But it remains that, regardless of pro-gay interpretations of the Equal Protections Clause of the 14th Amendment (14A) by institutionally indoctrinated judges, the states have never amended the Constitution to expressly protect so-called gay rights. And both the Supreme Court and John Bingham, the main author of Section 1 of 14A, had officially clarified that 14A applies only constitutionally enumerated protections to the states.
3. The right of suffrage was not necessarily one of the privileges or immunities of citizenship before the adoption of the Fourteenth Amendment, and that amendment does not add to these privileges and immunities. It simply furnishes additional guaranty for the protection of such as the citizen already had [emphasis added]. Minor v. Happersett, 1874.

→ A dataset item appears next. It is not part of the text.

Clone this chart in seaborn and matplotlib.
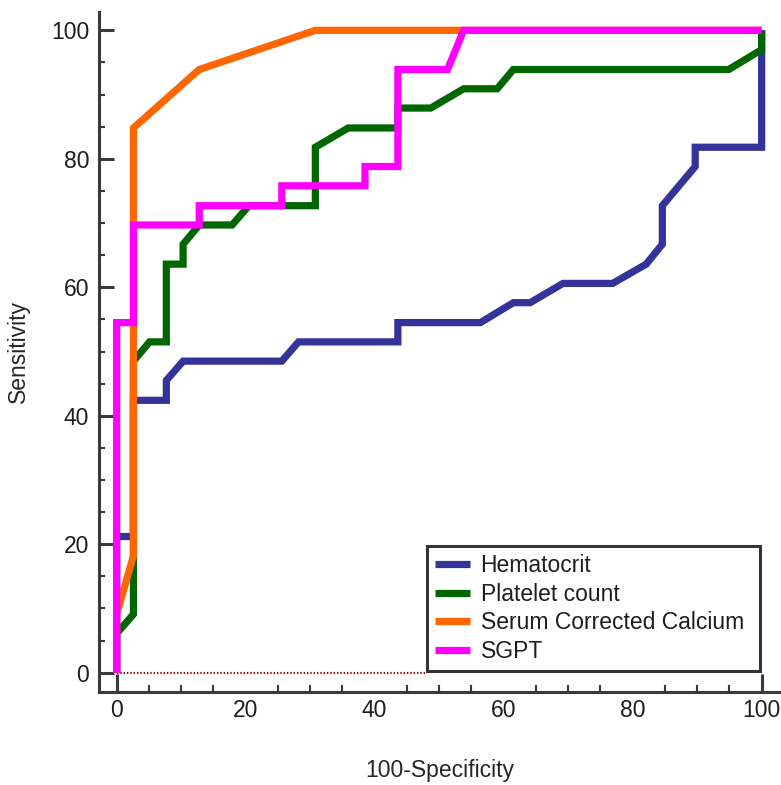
import numpy as np
import pandas as pd
import matplotlib
matplotlib.use("Agg")
import matplotlib.pyplot as plt
import seaborn as sns

# ---- data (100-Specificity, Sensitivity) ----
series_names = ["Hematocrit", "Platelet count", "Serum Corrected Calcium", "SGPT"]

hema_x = [0, 0, 2.6, 2.6, 7.7, 7.7, 10.3, 25.6, 28.2, 43.6, 43.6, 56.4, 61.5, 64.1,
          69.2, 76.9, 82.1, 84.6, 84.6, 89.7, 89.7, 100, 100]
hema_y = [0, 21.2, 21.2, 42.4, 42.4, 45.5, 48.5, 48.5, 51.5, 51.5, 54.5, 54.5, 57.6, 57.6,
          60.6, 60.6, 63.6, 66.7, 72.7, 78.8, 81.8, 81.8, 100]

plt_x = [0, 0, 2.6, 2.6, 5.1, 7.7, 7.7, 10.3, 10.3, 12.8, 17.9, 20.5, 30.8, 30.8, 35.9,
         43.6, 43.6, 48.7, 53.8, 59.0, 61.5, 94.9, 100, 100]
plt_y = [0, 6.1, 9.1, 48.5, 51.5, 51.5, 63.6, 63.6, 66.7, 69.7, 69.7, 72.7, 72.7, 81.8, 84.8,
         84.8, 87.9, 87.9, 90.9, 90.9, 93.9, 93.9, 97.0, 100]

calc_x = [0, 0, 2.6, 2.6, 12.8, 30.8, 100]
calc_y = [0, 9.1, 18.2, 84.8, 93.9, 100, 100]

sgpt_x = [0, 0, 2.6, 2.6, 12.8, 12.8, 25.6, 25.6, 38.5, 38.5, 43.6, 43.6, 51.3, 53.8, 100]
sgpt_y = [0, 54.5, 54.5, 69.7, 69.7, 72.7, 72.7, 75.8, 75.8, 78.8, 78.8, 93.9, 93.9, 100, 100]

ref_x = [0, 48]
ref_y = [0, 0]

x_ticks = [0, 20, 40, 60, 80, 100]
y_ticks = [0, 20, 40, 60, 80, 100]

colors = ["#333399", "#006600", "#FF6600", "#FF00FF"]

frames = []
for name, xs, ys in zip(series_names, [hema_x, plt_x, calc_x, sgpt_x],
                        [hema_y, plt_y, calc_y, sgpt_y]):
    frames.append(pd.DataFrame({"x": xs, "y": ys, "series": name,
                                "order": np.arange(len(xs))}))
df = pd.concat(frames, ignore_index=True)

FS = 16.5

sns.set_style("ticks")
plt.rcParams["font.family"] = ["Liberation Sans", "DejaVu Sans"]
plt.rcParams["text.color"] = "#1e1e1e"
plt.rcParams["xtick.color"] = "#3a3a3a"
plt.rcParams["ytick.color"] = "#3a3a3a"
plt.rcParams["xtick.labelcolor"] = "#1e1e1e"
plt.rcParams["ytick.labelcolor"] = "#1e1e1e"

fig = plt.figure(figsize=(7.81, 7.85), dpi=100)
ax = fig.add_axes([99 / 781, 1 - 691.7 / 785, 682 / 781, 680 / 785])

ax.plot(ref_x, ref_y, linestyle=(0, (0.6, 0.9)), color="#990000", linewidth=1.6, zorder=1)

palette = dict(zip(series_names, colors))
sns.lineplot(data=df, x="x", y="y", hue="series", hue_order=series_names,
             palette=palette, sort=False, estimator=None, units="series",
             linewidth=5.2, ax=ax, legend=True, zorder=3)
for ln in ax.get_lines():
    ln.set_solid_joinstyle("miter")
    ln.set_solid_capstyle("butt")

ax.set_xlim(-2.74, 103.0)
ax.set_ylim(-2.96, 102.9)

for s in ["top", "right"]:
    ax.spines[s].set_visible(False)
for s in ["left", "bottom"]:
    ax.spines[s].set_color("#3a3a3a")
    ax.spines[s].set_linewidth(2.2)

ax.set_xticks(x_ticks)
ax.set_yticks(y_ticks)
ax.set_xticks(np.arange(0, 101, 5), minor=True)
ax.set_yticks(np.arange(0, 101, 5), minor=True)
ax.set_xticklabels([str(t) for t in x_ticks])
ax.set_yticklabels([str(t) for t in y_ticks])

ax.tick_params(axis="x", which="major", direction="in", length=13, width=2.2,
               pad=5, labelsize=FS)
ax.tick_params(axis="x", which="minor", direction="in", length=5, width=1.5)
ax.tick_params(axis="y", which="major", direction="in", length=11, width=2.2,
               pad=7, labelsize=FS)
ax.tick_params(axis="y", which="minor", direction="in", length=4.5, width=1.5)
for t in ax.xaxis.get_major_ticks()[1:5]:
    t.tick1line.set_visible(False)

ax.set_xlabel("100-Specificity", fontsize=FS)
ax.set_ylabel("Sensitivity", fontsize=FS)
ax.xaxis.set_label_coords(0.5, -0.099)
ax.yaxis.set_label_coords(-0.101, 0.5)

handles, labels = ax.get_legend_handles_labels()
leg = ax.legend(handles, labels, loc="lower left",
                bbox_to_anchor=(0.4805, 0.0309, 0.4885, 0.179), mode="expand",
                borderaxespad=0, frameon=True, fancybox=False, framealpha=1,
                edgecolor="#333333", fontsize=FS, handlelength=1.55,
                handletextpad=0.45, borderpad=0.35, labelspacing=0.24)
leg.get_frame().set_linewidth(2.2)
leg.set_zorder(10)
for ln in leg.get_lines():
    ln.set_linewidth(5.2)
    ln.set_solid_capstyle("butt")

fig.savefig("out.png", dpi=100)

Mr. Speaker, this House may safely follow the example of the makers of the Constitution and the builders of the Republic, by passing laws for enforcing all the privileges and immunities of the United States as guaranteed by the amended Constitution and expressly enumerated in the Constitution [emphasis added]. Congressional Globe, House of Representatives, 42nd Congress, 1st Session. (See lower half of third column.)
So it would take an amendment to the Constitution to protect gay "rights" like gay marriage.
Unfortunately, both of those quotes refer to the “privileges and immunities” clause, not the “equal protection” clause. So, they don’t necessarily constrain judges from ruling for same-sex marriage on “equal protection” grounds.
Not that it matters - a judge who wants to rule in favor of same-sex marriage will find a way to do it, regardless of the history and Constitutional language.